Task to carry out: Single out the lines that include the word "chart". Copy them.

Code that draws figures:

((

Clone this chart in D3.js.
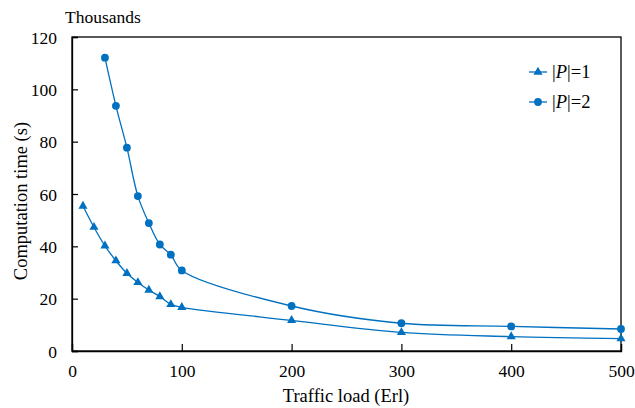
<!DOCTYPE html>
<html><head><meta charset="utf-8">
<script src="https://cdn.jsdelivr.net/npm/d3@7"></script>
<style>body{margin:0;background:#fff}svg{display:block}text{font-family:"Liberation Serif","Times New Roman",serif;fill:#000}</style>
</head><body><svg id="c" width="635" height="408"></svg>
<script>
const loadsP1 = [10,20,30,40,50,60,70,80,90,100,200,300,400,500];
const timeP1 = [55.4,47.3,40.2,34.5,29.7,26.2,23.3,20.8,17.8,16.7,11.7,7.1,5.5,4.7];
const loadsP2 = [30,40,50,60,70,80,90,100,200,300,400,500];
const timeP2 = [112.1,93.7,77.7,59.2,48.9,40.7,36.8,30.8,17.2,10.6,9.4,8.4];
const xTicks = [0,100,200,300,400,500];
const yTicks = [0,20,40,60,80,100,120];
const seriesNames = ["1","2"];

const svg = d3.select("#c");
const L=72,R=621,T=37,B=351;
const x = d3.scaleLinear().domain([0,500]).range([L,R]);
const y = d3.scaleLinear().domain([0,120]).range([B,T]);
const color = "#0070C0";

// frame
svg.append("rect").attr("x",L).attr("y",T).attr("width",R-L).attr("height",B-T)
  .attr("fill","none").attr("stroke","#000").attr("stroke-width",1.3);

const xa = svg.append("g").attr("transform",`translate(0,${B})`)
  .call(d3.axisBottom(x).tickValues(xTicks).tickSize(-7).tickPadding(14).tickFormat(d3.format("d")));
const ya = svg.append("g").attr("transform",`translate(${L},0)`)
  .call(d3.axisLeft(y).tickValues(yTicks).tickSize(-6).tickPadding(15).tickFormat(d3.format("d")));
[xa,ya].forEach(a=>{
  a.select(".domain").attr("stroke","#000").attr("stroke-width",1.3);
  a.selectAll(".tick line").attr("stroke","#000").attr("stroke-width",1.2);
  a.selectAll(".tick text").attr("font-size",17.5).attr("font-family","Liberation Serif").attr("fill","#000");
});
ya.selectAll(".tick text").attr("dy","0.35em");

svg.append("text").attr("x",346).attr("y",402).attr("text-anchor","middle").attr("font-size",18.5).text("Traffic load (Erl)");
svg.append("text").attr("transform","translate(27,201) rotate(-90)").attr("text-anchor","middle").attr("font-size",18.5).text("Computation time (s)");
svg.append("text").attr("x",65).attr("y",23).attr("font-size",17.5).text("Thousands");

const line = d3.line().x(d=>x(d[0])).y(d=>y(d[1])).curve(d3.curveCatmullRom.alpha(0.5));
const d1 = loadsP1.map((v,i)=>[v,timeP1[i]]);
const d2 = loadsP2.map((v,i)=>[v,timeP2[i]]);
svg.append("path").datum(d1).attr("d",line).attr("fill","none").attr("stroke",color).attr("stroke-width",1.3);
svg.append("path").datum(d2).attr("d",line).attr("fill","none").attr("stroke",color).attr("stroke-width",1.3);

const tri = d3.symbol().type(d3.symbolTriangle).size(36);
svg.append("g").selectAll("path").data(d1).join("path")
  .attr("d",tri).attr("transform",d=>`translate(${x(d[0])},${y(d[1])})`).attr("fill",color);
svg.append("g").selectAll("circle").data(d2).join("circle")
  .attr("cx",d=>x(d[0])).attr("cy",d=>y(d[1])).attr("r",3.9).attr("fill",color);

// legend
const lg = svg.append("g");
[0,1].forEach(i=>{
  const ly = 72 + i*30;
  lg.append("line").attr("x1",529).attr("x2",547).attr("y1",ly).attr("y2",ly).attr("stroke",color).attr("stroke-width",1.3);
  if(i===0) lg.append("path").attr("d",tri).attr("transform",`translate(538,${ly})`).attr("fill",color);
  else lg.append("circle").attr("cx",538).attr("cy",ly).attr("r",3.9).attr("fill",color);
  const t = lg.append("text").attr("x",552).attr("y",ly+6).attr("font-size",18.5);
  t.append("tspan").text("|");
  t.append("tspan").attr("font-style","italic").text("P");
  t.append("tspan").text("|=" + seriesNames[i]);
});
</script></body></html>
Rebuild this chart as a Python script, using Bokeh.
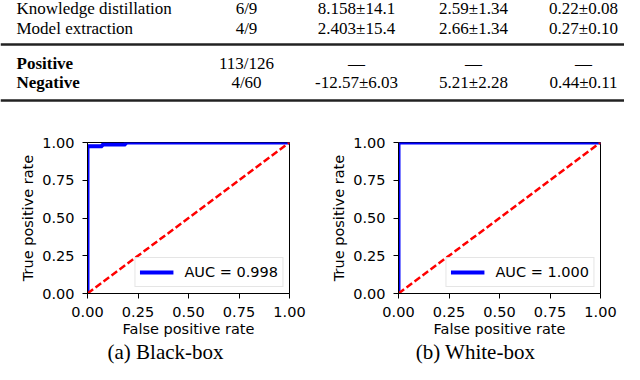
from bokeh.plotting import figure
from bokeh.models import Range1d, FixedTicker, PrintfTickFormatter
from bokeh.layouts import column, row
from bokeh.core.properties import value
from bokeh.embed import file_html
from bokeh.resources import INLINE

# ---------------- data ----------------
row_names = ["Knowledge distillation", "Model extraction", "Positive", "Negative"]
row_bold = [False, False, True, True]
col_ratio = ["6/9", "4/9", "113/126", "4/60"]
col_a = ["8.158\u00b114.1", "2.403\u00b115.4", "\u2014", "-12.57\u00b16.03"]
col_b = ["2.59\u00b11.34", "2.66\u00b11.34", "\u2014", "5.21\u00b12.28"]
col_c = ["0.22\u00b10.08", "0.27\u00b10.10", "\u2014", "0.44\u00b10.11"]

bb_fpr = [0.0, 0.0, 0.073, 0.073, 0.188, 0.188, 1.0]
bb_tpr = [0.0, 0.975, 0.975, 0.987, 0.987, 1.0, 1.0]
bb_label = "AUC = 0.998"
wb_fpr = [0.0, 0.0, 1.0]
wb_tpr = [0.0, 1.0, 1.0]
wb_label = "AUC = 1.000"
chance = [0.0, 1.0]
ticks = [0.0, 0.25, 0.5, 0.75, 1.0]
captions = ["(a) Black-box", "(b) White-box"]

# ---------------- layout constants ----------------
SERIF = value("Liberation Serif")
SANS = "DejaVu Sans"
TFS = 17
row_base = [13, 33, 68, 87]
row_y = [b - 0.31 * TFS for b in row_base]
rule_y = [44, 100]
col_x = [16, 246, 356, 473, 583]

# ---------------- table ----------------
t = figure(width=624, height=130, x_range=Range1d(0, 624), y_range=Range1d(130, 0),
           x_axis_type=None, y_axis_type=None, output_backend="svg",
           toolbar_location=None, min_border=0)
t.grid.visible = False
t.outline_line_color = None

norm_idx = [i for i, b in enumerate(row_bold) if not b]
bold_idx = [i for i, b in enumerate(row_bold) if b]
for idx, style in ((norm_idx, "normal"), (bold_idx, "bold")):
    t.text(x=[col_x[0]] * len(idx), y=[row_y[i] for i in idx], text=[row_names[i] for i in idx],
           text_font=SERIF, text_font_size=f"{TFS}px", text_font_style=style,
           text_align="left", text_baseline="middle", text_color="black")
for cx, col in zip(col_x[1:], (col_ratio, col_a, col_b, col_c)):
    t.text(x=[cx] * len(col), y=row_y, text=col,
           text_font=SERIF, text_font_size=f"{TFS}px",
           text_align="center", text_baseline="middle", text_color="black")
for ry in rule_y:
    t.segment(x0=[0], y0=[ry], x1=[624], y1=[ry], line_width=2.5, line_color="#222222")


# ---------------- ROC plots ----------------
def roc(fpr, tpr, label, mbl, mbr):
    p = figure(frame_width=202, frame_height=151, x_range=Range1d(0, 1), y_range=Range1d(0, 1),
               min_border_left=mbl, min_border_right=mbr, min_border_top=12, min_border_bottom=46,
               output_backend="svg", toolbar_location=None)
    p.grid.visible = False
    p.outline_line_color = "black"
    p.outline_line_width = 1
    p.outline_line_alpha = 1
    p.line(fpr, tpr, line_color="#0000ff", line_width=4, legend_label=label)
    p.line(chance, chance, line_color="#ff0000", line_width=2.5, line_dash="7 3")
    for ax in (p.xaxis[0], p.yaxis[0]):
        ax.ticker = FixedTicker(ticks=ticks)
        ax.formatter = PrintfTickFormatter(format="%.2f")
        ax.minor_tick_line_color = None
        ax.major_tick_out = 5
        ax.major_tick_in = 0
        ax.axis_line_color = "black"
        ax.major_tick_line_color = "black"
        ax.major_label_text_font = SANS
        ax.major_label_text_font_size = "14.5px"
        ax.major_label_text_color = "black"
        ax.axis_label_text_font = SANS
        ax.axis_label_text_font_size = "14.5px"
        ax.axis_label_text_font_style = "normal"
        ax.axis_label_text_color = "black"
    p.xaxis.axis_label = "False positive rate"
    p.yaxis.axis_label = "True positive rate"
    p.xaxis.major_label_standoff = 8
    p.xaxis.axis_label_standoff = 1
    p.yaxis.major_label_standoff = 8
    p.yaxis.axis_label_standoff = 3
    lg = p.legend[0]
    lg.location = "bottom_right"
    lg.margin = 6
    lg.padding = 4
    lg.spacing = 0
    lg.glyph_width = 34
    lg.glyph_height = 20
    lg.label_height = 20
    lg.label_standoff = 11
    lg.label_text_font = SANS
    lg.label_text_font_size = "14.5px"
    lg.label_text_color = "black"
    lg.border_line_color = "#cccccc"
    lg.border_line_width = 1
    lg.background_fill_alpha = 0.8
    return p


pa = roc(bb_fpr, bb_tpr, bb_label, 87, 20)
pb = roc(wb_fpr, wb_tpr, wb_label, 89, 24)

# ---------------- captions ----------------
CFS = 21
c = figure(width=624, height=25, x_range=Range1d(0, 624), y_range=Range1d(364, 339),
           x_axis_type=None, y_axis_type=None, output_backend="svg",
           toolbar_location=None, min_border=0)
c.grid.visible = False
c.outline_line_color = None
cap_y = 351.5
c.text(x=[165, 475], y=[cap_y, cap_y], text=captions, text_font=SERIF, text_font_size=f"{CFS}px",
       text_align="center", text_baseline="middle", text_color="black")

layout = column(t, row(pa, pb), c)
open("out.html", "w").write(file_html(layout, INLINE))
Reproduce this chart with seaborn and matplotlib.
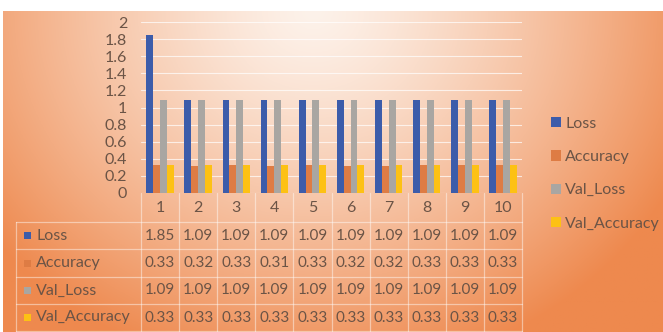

))

Task result:
Clone this chart in D3.js.
Rebuild this chart as a Python script, using Bokeh.
Reproduce this chart with seaborn and matplotlib.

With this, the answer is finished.